[Items from a dataset]
──────

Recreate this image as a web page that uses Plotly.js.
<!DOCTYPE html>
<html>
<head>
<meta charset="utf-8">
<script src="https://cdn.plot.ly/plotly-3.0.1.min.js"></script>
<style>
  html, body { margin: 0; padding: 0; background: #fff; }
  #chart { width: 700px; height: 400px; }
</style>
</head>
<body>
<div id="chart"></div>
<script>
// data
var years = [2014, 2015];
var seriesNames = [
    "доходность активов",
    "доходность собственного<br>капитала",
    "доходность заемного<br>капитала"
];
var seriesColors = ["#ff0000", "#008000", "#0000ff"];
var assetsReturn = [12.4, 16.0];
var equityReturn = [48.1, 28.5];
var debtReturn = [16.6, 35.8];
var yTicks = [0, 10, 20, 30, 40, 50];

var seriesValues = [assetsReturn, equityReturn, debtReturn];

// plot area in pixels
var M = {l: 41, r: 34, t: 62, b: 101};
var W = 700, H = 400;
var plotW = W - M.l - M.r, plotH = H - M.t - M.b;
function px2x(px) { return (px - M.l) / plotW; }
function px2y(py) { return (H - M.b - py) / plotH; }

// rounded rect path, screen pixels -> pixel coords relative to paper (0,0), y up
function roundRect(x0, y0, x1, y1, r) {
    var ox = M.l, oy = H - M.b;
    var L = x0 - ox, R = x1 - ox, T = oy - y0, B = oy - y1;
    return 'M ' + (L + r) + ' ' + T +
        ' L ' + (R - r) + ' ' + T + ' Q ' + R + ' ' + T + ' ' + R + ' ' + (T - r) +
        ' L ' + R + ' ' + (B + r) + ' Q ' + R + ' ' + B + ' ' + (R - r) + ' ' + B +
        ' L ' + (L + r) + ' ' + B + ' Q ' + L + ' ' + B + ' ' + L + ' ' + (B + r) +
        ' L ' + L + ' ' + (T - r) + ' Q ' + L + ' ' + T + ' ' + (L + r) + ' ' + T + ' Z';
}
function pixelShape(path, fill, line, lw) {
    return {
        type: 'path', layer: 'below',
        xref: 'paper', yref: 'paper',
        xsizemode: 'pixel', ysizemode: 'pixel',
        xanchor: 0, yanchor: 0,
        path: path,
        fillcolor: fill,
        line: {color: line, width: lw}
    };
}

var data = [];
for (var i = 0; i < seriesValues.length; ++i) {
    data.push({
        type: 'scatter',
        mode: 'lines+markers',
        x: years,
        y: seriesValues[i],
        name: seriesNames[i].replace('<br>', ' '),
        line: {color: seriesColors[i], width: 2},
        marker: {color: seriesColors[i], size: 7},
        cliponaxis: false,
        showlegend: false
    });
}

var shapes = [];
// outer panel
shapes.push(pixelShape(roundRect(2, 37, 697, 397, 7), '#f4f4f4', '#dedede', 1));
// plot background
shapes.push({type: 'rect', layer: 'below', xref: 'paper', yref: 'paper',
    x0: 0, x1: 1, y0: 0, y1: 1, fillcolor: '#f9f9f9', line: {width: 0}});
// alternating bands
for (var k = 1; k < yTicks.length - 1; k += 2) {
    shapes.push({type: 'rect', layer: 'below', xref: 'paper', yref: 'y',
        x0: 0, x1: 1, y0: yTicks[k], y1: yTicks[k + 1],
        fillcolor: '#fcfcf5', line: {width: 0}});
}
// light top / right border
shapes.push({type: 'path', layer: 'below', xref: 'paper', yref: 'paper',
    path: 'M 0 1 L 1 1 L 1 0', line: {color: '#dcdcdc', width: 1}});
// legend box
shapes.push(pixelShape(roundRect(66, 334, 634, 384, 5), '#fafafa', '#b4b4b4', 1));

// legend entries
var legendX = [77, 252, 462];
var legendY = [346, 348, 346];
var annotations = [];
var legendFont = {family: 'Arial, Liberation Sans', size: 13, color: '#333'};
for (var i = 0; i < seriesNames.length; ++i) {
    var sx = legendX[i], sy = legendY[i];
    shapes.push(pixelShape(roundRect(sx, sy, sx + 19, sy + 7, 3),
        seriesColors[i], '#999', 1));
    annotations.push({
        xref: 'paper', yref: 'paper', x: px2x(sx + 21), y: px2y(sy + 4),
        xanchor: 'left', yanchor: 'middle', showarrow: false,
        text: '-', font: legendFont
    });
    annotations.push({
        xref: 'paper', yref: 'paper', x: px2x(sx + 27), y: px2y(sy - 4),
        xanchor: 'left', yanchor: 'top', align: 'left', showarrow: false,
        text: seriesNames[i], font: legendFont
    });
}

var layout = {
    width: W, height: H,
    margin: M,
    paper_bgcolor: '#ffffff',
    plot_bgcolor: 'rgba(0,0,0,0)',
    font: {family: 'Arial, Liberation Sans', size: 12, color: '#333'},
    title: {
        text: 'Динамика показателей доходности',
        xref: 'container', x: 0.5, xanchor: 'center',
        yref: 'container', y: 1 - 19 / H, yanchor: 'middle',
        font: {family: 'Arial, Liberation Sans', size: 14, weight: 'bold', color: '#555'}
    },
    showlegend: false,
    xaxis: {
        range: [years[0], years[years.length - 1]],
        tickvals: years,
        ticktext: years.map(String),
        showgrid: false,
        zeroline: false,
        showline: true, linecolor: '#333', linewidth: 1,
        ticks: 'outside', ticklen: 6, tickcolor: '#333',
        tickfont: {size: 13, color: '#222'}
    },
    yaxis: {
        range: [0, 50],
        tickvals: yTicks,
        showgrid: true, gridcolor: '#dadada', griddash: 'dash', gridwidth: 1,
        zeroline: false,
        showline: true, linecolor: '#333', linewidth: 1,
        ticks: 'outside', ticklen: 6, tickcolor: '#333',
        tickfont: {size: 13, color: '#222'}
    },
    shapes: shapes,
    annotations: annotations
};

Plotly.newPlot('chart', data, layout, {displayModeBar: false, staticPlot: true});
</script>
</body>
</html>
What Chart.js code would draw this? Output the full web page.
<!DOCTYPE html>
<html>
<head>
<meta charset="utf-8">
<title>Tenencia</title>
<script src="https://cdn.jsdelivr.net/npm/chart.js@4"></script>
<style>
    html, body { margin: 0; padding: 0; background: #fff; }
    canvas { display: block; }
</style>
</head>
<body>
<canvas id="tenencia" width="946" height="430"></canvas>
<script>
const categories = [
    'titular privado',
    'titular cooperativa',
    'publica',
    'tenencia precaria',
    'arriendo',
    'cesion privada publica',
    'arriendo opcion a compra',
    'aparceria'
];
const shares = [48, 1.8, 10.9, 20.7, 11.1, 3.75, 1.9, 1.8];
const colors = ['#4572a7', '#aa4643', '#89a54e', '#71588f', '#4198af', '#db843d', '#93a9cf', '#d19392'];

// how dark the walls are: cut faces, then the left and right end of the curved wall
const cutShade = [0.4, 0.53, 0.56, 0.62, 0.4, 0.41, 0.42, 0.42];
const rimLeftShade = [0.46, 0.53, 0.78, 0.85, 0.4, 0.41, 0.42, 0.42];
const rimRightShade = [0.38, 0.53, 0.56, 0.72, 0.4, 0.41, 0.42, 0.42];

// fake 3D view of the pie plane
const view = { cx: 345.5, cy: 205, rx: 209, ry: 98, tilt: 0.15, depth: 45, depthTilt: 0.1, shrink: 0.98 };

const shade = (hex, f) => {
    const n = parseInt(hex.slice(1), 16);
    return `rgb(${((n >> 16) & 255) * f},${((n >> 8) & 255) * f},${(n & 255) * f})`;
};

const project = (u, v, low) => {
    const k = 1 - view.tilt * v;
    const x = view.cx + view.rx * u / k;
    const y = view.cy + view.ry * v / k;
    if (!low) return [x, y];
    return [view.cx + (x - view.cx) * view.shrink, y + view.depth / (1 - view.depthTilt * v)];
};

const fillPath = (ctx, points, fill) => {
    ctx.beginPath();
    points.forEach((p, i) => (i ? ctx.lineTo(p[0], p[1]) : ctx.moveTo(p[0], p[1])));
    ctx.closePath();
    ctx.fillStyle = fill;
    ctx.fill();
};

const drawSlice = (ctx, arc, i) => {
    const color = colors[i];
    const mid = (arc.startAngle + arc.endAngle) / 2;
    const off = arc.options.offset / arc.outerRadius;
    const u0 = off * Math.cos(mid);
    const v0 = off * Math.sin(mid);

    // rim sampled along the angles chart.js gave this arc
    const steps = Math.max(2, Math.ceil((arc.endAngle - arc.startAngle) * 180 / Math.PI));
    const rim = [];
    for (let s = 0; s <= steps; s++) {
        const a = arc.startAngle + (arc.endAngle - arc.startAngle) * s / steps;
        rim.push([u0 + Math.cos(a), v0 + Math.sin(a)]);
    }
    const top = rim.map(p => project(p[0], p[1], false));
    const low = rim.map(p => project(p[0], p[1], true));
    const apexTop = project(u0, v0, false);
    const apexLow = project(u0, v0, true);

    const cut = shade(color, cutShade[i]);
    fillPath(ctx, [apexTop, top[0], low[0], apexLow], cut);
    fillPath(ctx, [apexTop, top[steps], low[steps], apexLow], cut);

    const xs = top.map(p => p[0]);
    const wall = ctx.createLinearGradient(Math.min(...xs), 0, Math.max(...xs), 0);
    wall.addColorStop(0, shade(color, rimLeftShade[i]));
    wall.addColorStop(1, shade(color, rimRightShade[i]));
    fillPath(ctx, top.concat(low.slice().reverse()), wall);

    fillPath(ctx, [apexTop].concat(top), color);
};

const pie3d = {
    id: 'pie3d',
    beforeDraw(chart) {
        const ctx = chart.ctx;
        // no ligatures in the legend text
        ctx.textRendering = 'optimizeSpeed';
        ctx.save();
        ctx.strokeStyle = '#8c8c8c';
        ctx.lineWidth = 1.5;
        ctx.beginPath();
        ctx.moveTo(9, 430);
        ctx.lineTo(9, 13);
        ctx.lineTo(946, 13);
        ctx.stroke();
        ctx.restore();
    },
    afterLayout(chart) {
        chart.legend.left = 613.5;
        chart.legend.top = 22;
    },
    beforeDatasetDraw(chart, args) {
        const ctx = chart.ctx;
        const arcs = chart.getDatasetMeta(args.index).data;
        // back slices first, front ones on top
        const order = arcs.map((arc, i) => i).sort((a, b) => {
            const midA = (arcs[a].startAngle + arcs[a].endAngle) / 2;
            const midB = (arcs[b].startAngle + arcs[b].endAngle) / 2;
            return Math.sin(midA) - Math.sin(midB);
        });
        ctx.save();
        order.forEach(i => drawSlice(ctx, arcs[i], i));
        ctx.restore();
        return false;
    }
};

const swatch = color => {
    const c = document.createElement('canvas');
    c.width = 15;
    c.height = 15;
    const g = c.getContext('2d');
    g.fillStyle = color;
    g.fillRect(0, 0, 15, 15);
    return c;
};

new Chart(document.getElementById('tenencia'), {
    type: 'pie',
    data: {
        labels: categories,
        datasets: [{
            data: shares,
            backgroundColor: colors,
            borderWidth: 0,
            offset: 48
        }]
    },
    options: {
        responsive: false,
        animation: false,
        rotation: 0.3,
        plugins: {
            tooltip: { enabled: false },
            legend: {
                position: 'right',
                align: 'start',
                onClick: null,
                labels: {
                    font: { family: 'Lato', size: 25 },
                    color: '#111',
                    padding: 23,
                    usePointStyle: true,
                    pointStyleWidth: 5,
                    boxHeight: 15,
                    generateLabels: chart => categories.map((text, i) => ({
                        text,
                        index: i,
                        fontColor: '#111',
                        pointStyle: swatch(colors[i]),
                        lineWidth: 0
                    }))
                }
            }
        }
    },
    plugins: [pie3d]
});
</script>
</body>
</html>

──────

• [Exercise description]:
Your task is to quote the lines above, beginning with the first and ending with the one that holds "py) / plotH;".

• [Response to this task]:
Recreate this image as a web page that uses Plotly.js.
<!DOCTYPE html>
<html>
<head>
<meta charset="utf-8">
<script src="https://cdn.plot.ly/plotly-3.0.1.min.js"></script>
<style>
  html, body { margin: 0; padding: 0; background: #fff; }
  #chart { width: 700px; height: 400px; }
</style>
</head>
<body>
<div id="chart"></div>
<script>
// data
var years = [2014, 2015];
var seriesNames = [
    "доходность активов",
    "доходность собственного<br>капитала",
    "доходность заемного<br>капитала"
];
var seriesColors = ["#ff0000", "#008000", "#0000ff"];
var assetsReturn = [12.4, 16.0];
var equityReturn = [48.1, 28.5];
var debtReturn = [16.6, 35.8];
var yTicks = [0, 10, 20, 30, 40, 50];

var seriesValues = [assetsReturn, equityReturn, debtReturn];

// plot area in pixels
var M = {l: 41, r: 34, t: 62, b: 101};
var W = 700, H = 400;
var plotW = W - M.l - M.r, plotH = H - M.t - M.b;
function px2x(px) { return (px - M.l) / plotW; }
function px2y(py) { return (H - M.b - py) / plotH; }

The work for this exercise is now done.